Não tenho uma opinião bem formada sobre isso, mas também aqui é importante
discutir sobre bases objetivas. Em Moscou, com o Anderson, finalista dos 400m,
ficamos em sétimo lugar na final do revezamento 4 X 400m. Foi um resultado
animador, e desenhou-se um programa para eles. O Anderson passou a temporada
lesionado, e o revezamento foi o 12° colocado, sem passar para a final. Ouvi de
muitos que fomos “muito mal”, que sem o Anderson “não deveríamos ter levado a
equipe”... mas corremos melhor que em Moscou!! Lá, com 3:01.09 avançamos para a
final (e foi muito bom!!). Em Pequim, com 3:01.05 ficamos fora (e foi muito ruim?!!)...
competição é assim mesmo, e é por isso que é apaixonante! Não estou defendendo
os campings de revezamento, apenas os uso como exemplo, esperando que os
argumentos sejam corretos e objetivos. Que não se queira punir ou se vingar de ninguém,
apenas que se busquem as melhores soluções e relação custo-benefício.
Me alonguei demais, acho que a
maioria não conseguiu ler até o fim... para quem conseguiu, a mensagem que
gostaria que ficasse é que “o atletismo somos todos nós” e, portanto, a
responsabilidade de fazê-lo forte é também de cada um!
4 comentários:
Prof. Nélio.
O comentário é simples e direto. O seu raciocínio é simplesmente espetacular.

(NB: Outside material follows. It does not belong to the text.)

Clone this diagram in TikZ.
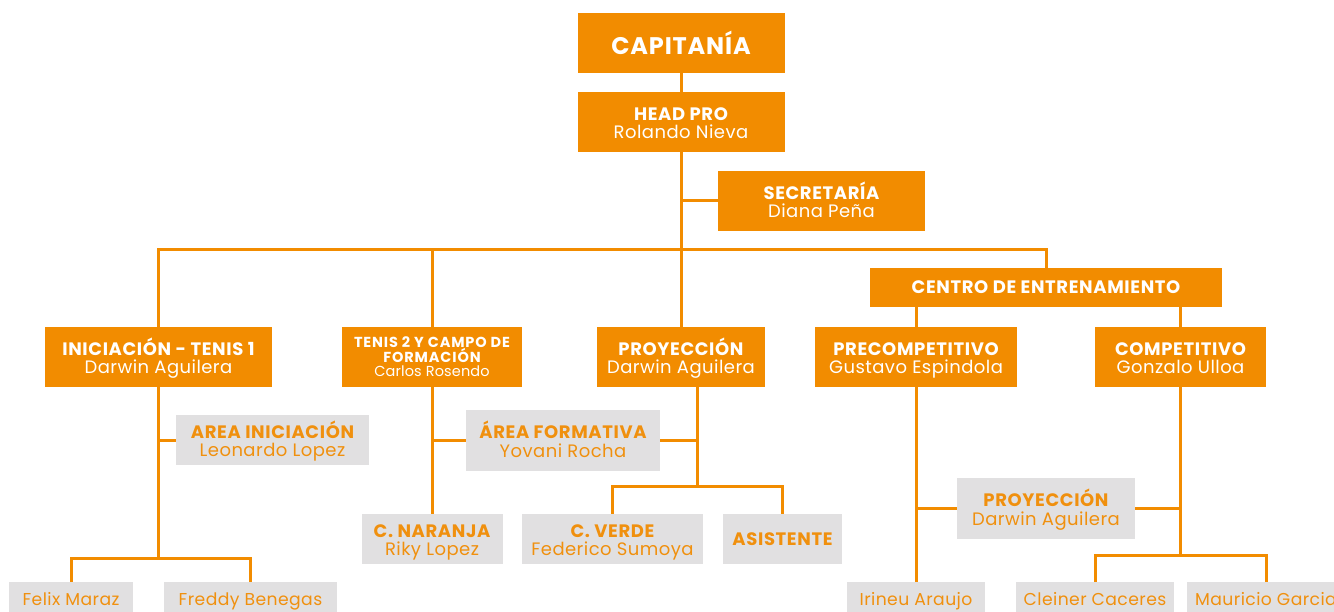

Por isso, você é um treinador diferente.
Parabéns pelo artigo acima.
ABRAÇO,
A.C.GOMES
Muito bom Nélio, é angustiante ouvir as atrocidades na TV e não poder fazer nada. Gostei muito do texto e acho que é com esse tipo de manifestação que a coisa ganha força. Conversei com o Rogério Bispo sobre isso e a indignação dele é a mesma.
Abraço grande.
Gustavo Scolfaro
Ótimo artigo Nélio
Muito coerente suas palavras.
Parabéns pelo sensacional trabalho de sempre
Grande abraço
Anselmo Gomes
Muito bom mesmo.
Talvez nem se lembre de mim, mas espero que esta reflexão coopere com a formação de uma nova consciência coletiva entre os que desejam ardentemente uma direção correta para o esporte do nosso país.